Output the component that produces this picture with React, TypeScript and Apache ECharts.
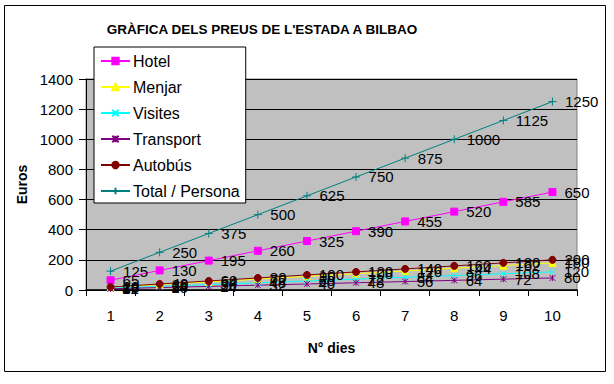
import React, { useEffect, useRef } from "react";
import * as echarts from "echarts";

const days = ["1", "2", "3", "4", "5", "6", "7", "8", "9", "10"];
const hotel = [65, 130, 195, 260, 325, 390, 455, 520, 585, 650];
const menjar = [18, 36, 54, 72, 90, 108, 126, 144, 162, 180];
const visites = [12, 24, 36, 48, 60, 72, 84, 96, 108, 120];
const transport = [8, 16, 24, 32, 40, 48, 56, 64, 72, 80];
const autobus = [20, 40, 60, 80, 100, 120, 140, 160, 180, 200];
const total = [125, 250, 375, 500, 625, 750, 875, 1000, 1125, 1250];

const FONT = "'Liberation Sans Narrow', 'Arial Narrow', 'Liberation Sans', Arial, sans-serif";
const BOLD = "'Liberation Sans', Arial, sans-serif";

const X_PATH = "path://M0,0L10,10M10,0L0,10";
const AST_PATH = "path://M0,0L10,10M10,0L0,10M5,0L5,10";
const PLUS_PATH = "path://M0,5L10,5M5,0L5,10";

function mk(name: string, data: number[], color: string, symbol: string, size: number) {
  return {
    name,
    type: "line",
    data,
    symbol,
    symbolSize: size,
    symbolKeepAspect: true,
    lineStyle: { color, width: 1 },
    itemStyle: { color, borderColor: color, borderWidth: 1 },
    label: {
      show: true,
      position: "right",
      distance: 8,
      color: "#000",
      fontFamily: FONT,
      fontSize: 15,
    },
    emphasis: { disabled: true },
  };
}

export default function App() {
  const ref = useRef<HTMLDivElement>(null);
  useEffect(() => {
    if (!ref.current) return;
    const chart = echarts.init(ref.current, null, { renderer: "svg" });
    chart.setOption({
      animation: false,
      backgroundColor: "#fff",
      graphic: [
        {
          type: "rect",
          shape: { x: 4.5, y: 5.5, width: 601, height: 366 },
          style: { fill: "none", stroke: "#000", lineWidth: 1 },
          z: -1,
        },
        {
          type: "text",
          x: 262,
          y: 29,
          style: {
            text: "GRÀFICA DELS PREUS DE L'ESTADA A BILBAO",
            align: "center",
            verticalAlign: "middle",
            fontFamily: BOLD,
            fontSize: 13.5,
            fontWeight: "bold",
            fill: "#000",
          },
        },
      ],
      legend: {
        orient: "vertical",
        left: 94,
        top: 47,
        padding: [6, 6, 4, 6],
        backgroundColor: "#fff",
        borderColor: "#000",
        borderWidth: 1,
        borderRadius: 0,
        itemWidth: 29,
        itemHeight: 8,
        itemGap: 10,
        textStyle: { fontFamily: FONT, fontSize: 16, color: "#000", padding: [0, 0, 0, -2] },
        data: ["Hotel", "Menjar", "Visites", "Transport", "Autobús", "Total / Persona"],
      },
      grid: {
        left: 86,
        top: 79,
        width: 491,
        height: 211,
        show: true,
        backgroundColor: "#C0C0C0",
        borderColor: "#808080",
        borderWidth: 1,
      },
      xAxis: {
        type: "category",
        data: days,
        boundaryGap: true,
        name: "N° dies",
        nameLocation: "middle",
        nameGap: 51,
        nameTextStyle: { fontFamily: BOLD, fontSize: 14, fontWeight: "bold", color: "#000" },
        axisLine: { lineStyle: { color: "#000", width: 1.5 } },
        axisTick: { show: true, alignWithLabel: false, length: 6, lineStyle: { color: "#000" } },
        axisLabel: { fontFamily: FONT, fontSize: 15, color: "#000", margin: 18 },
        splitLine: { show: false },
      },
      yAxis: {
        type: "value",
        min: 0,
        max: 1400,
        interval: 200,
        name: "Euros",
        nameLocation: "middle",
        nameGap: 46,
        nameRotate: 90,
        nameTextStyle: { fontFamily: BOLD, fontSize: 14, fontWeight: "bold", color: "#000" },
        axisLine: { show: true, lineStyle: { color: "#000", width: 1 } },
        axisTick: { show: true, length: 7, lineStyle: { color: "#000" } },
        axisLabel: {
          fontFamily: FONT,
          fontSize: 15,
          color: "#000",
          margin: 13,
          formatter: (v: number) => String(v),
        },
        splitLine: { show: true, lineStyle: { color: "#000", width: 1.2 } },
      },
      series: [
        mk("Hotel", hotel, "#FF00FF", "rect", 7),
        mk("Menjar", menjar, "#FFFF00", "triangle", 7),
        mk("Visites", visites, "#00FFFF", X_PATH, 6),
        mk("Transport", transport, "#800080", AST_PATH, 6),
        mk("Autobús", autobus, "#800000", "circle", 7),
        mk("Total / Persona", total, "#008080", PLUS_PATH, 8),
      ],
    });
    return () => chart.dispose();
  }, []);
  return (
    <div
      ref={ref}
      style={{ position: "fixed", left: 0, top: 0, width: 614, height: 384 }}
    />
  );
}
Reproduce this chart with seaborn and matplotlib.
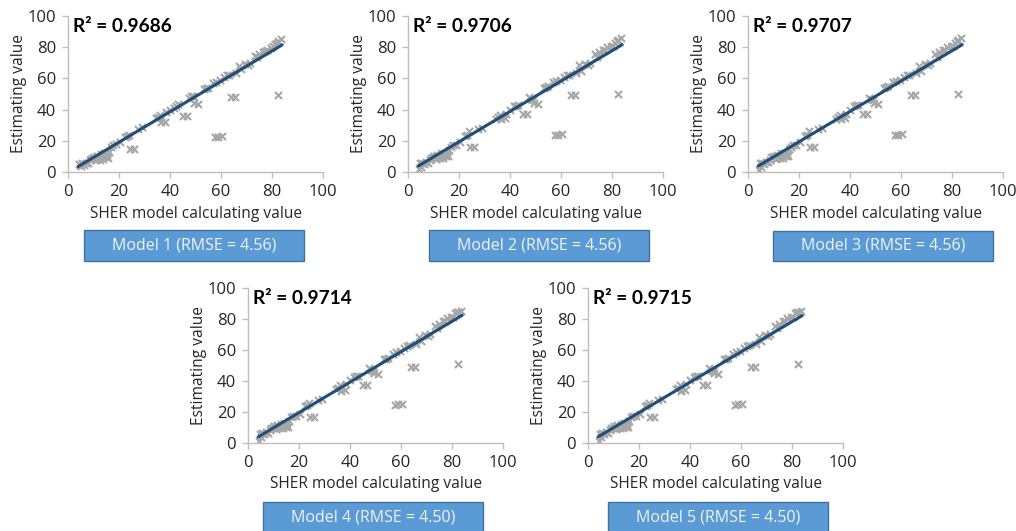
import matplotlib
matplotlib.use('Agg')
import matplotlib.pyplot as plt
from matplotlib.patches import Rectangle
import seaborn as sns

# SHER model values (shared by all five models)
sher = [4.2, 4.8, 5.5, 6.2, 7.0, 7.8, 8.5, 9.2, 10.0, 10.8, 11.5, 12.2, 13.0, 13.6, 14.2, 14.8, 15.4, 16.0, 16.8,
        19.0, 20.2, 22.5, 24.0, 24.5, 26.0, 27.5, 29.0, 34.5, 36.0, 36.5, 38.0, 38.5, 40.0, 41.5, 43.0, 45.0, 46.5,
        47.5, 49.0, 49.5, 51.0, 53.5, 55.0, 57.0, 57.5, 59.0, 60.5, 59.5, 61.0, 62.5, 64.0, 65.5, 66.0, 67.0, 68.0,
        69.5, 70.5, 73.5, 75.0, 76.5, 78.0, 79.5, 81.0, 82.5, 82.5, 83.5,
        5.0, 9.8, 11.2, 12.6, 14.0, 15.6, 17.5, 23.0, 35.2, 42.2, 48.2, 54.2, 58.2, 63.0, 71.5, 74.2, 77.2, 80.2, 82.0]

# estimated values for each model
est_m1 = [5.0, 4.5, 5.5, 4.8, 6.0, 5.5, 7.5, 8.5, 9.5, 8.0, 10.5, 9.0, 11.5, 8.5, 12.0, 9.5, 11.0, 13.0, 16.0,
          18.0, 19.5, 22.5, 24.0, 14.8, 14.8, 27.5, 29.0, 34.5, 36.5, 32.0, 32.0, 38.5, 40.0, 41.0, 43.5, 36.0, 36.0,
          47.5, 49.0, 44.0, 43.8, 53.0, 54.0, 57.0, 22.3, 22.5, 22.8, 59.0, 61.0, 62.5, 48.0, 48.0, 63.5, 68.0, 66.0,
          69.5, 68.5, 74.5, 75.5, 77.0, 78.5, 79.5, 82.0, 49.2, 84.0, 85.0,
          4.0, 9.0, 10.0, 8.0, 10.5, 9.0, 17.5, 23.0, 35.0, 42.5, 48.5, 54.0, 58.0, 62.0, 70.0, 73.5, 77.5, 80.5, 83.0]
est_m2 = [2.0, 5.5, 6.0, 5.0, 6.5, 6.0, 8.0, 9.0, 10.5, 8.5, 11.0, 10.0, 12.0, 9.0, 12.5, 10.0, 11.5, 14.0, 16.0,
          17.5, 19.0, 23.0, 26.5, 16.0, 16.0, 27.5, 28.5, 34.0, 36.5, 34.0, 34.5, 37.5, 40.0, 42.0, 43.0, 37.0, 37.0,
          48.0, 46.0, 44.0, 43.5, 54.0, 55.0, 57.5, 23.8, 24.0, 24.2, 59.0, 61.0, 62.0, 49.5, 49.5, 63.5, 68.5, 65.0,
          69.0, 68.5, 75.5, 77.0, 78.0, 80.0, 81.0, 83.0, 50.0, 84.5, 86.0,
          3.5, 9.5, 10.5, 9.0, 11.0, 10.0, 17.0, 24.0, 35.5, 42.5, 46.5, 54.5, 58.5, 62.5, 70.0, 74.0, 78.5, 80.5, 84.0]
est_m3 = [1.5, 5.5, 6.0, 5.0, 6.5, 6.5, 8.0, 9.5, 10.5, 8.5, 11.0, 10.0, 12.5, 9.0, 12.5, 10.0, 11.5, 14.5, 16.0,
          17.5, 19.0, 23.0, 26.0, 16.0, 16.0, 27.5, 28.5, 34.0, 36.5, 34.0, 34.5, 37.5, 40.0, 42.5, 43.0, 37.0, 37.0,
          47.5, 46.0, 44.0, 43.5, 54.0, 55.0, 57.5, 23.8, 24.0, 24.2, 59.0, 61.0, 62.0, 49.5, 49.5, 63.5, 68.0, 65.0,
          69.0, 68.5, 75.5, 77.0, 78.0, 80.0, 81.0, 83.0, 50.0, 84.5, 86.0,
          3.5, 9.5, 10.5, 9.0, 11.0, 10.0, 17.0, 24.0, 35.5, 43.0, 46.5, 54.5, 58.5, 62.5, 70.0, 74.0, 78.5, 80.5, 84.0]
est_m4 = [1.5, 6.0, 6.5, 5.5, 7.0, 6.5, 8.5, 9.5, 11.0, 9.0, 11.5, 10.5, 12.5, 9.5, 13.0, 10.5, 12.0, 14.5, 16.5,
          17.5, 19.0, 24.0, 25.5, 16.5, 16.5, 28.0, 28.5, 35.0, 37.5, 33.5, 34.0, 38.0, 40.5, 42.5, 43.0, 37.5, 37.5,
          48.5, 46.5, 45.0, 44.5, 54.0, 55.0, 57.5, 24.8, 25.0, 25.2, 59.5, 61.5, 62.5, 49.0, 49.0, 64.0, 68.5, 65.5,
          69.5, 69.0, 75.5, 77.0, 79.0, 80.5, 81.0, 84.0, 51.0, 84.5, 85.0,
          4.0, 10.0, 11.0, 9.5, 11.5, 10.5, 17.5, 24.5, 35.5, 43.0, 47.0, 54.5, 58.5, 63.0, 70.5, 74.5, 79.0, 81.0, 84.5]
est_m5 = [1.5, 6.0, 6.5, 5.5, 7.0, 6.5, 8.5, 9.5, 11.0, 9.0, 11.5, 10.5, 12.5, 9.5, 13.0, 10.5, 12.0, 14.5, 16.5,
          17.5, 19.0, 24.0, 25.5, 16.5, 16.5, 28.0, 28.5, 35.0, 37.5, 33.5, 34.0, 38.0, 40.5, 42.5, 43.0, 37.5, 37.5,
          48.5, 46.5, 45.0, 44.5, 54.0, 55.0, 57.5, 24.8, 25.0, 25.2, 59.5, 61.5, 62.5, 48.8, 48.8, 64.0, 68.5, 65.5,
          69.5, 69.0, 75.5, 77.0, 79.0, 80.5, 81.0, 84.0, 51.0, 84.5, 85.0,
          4.0, 10.0, 11.0, 9.5, 11.5, 10.5, 17.5, 24.5, 35.5, 43.0, 47.0, 54.5, 58.5, 63.0, 70.5, 74.5, 79.0, 81.0, 84.5]

# trendline ends for each model
trend_x = [4, 84]
trend_start = [3.5, 3.8, 3.8, 3.9, 4.0]
trend_end = [81.5, 81.6, 81.6, 82.4, 82.2]

r2_values = ['0.9686', '0.9706', '0.9707', '0.9714', '0.9715']
rmse_values = ['4.56', '4.56', '4.56', '4.50', '4.50']
estimates = [est_m1, est_m2, est_m3, est_m4, est_m5]

sns.set_style('white')
plt.rcParams['font.family'] = ['Open Sans', 'DejaVu Sans']

W, H = 1016, 531
fig = plt.figure(figsize=(W / 100, H / 100), dpi=100)

# plotting areas in pixels: left, top (y=100), bottom (y=0)
ax_pix = [(68, 16, 172), (408, 16, 172), (748, 16, 172), (248, 288, 443), (588, 288, 443)]
box_pix = [(84, 230, 261), (429, 230, 261), (773, 231, 261), (263, 502, 533), (608, 502, 533)]

for i in range(5):
    left, top, bottom = ax_pix[i]
    ax = fig.add_axes([left / W, 1 - bottom / H, 255 / W, (bottom - top) / H])

    sns.scatterplot(x=sher, y=estimates[i], ax=ax, marker='x', color='#A6A6A6', s=26, linewidth=1.5, zorder=2)
    sns.lineplot(x=trend_x, y=[trend_start[i], trend_end[i]], ax=ax, color='#1F4E79', linewidth=2.2, zorder=3)

    ax.set_xlim(0, 100)
    ax.set_ylim(0, 100)
    ax.set_xticks([0, 20, 40, 60, 80, 100])
    ax.set_yticks([0, 20, 40, 60, 80, 100])
    for s in ['top', 'right']:
        ax.spines[s].set_visible(False)
    for s in ['left', 'bottom']:
        ax.spines[s].set_color('#BFBFBF')
        ax.spines[s].set_linewidth(1)
    ax.tick_params(direction='out', length=4, width=1, color='#BFBFBF', labelsize=12,
                   labelcolor='#262626', pad=4.5, left=True, bottom=True)
    ax.set_xlabel('SHER model calculating value', fontsize=11.2, color='#262626')
    ax.set_ylabel('Estimating value', fontsize=11.2, color='#262626')
    ax.xaxis.set_label_coords(0.5, -0.215)
    ax.yaxis.set_label_coords(-0.16, 0.5)

    ax.text(0.02, 0.935, 'R\u00b2 = ' + r2_values[i], transform=ax.transAxes, fontsize=13.8,
            fontweight='bold', family=['Lato', 'DejaVu Sans'], va='center', ha='left', color='black')

    bl, bt, bb = box_pix[i]
    fig.add_artist(Rectangle((bl / W, 1 - bb / H), 220 / W, (bb - bt) / H, transform=fig.transFigure,
                             facecolor='#5B9BD5', edgecolor='#41719C', linewidth=1))
    fig.text((bl + 110) / W, 1 - (bt + bb) / 2 / H, 'Model %d (RMSE = %s)' % (i + 1, rmse_values[i]),
             ha='center', va='center', fontsize=11.5, color='#F2F2F2')

fig.savefig('out.png', dpi=100)
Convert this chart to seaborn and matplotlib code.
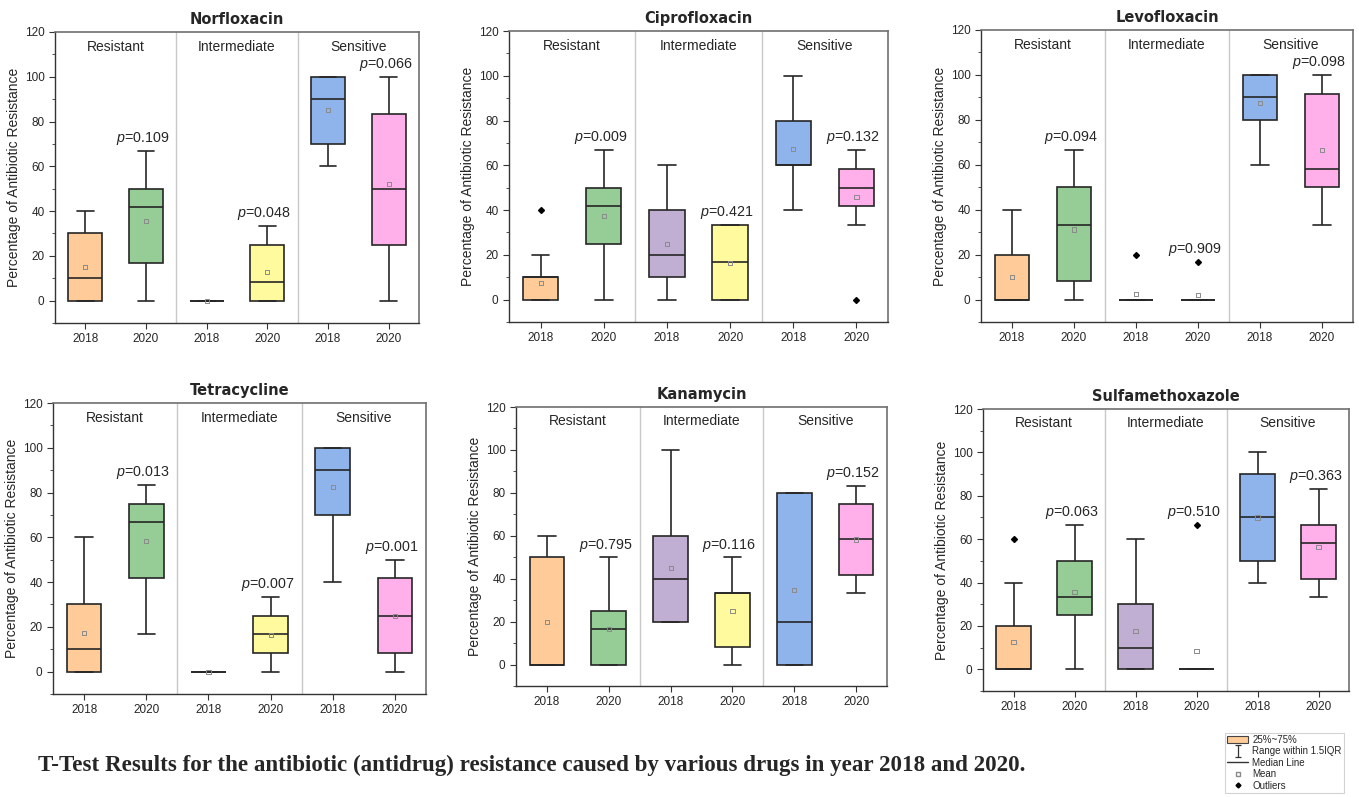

************

● Exercise goal
Go back to the lines above and output, exactly as they stand, the ones from the line containing "Reproduce this chart" to the line containing "import seaborn as sns". Leave all pictures behind.

● Response
Reproduce this chart with seaborn and matplotlib.
import matplotlib
matplotlib.use('Agg')
import matplotlib.pyplot as plt
from matplotlib.patches import Rectangle
import seaborn as sns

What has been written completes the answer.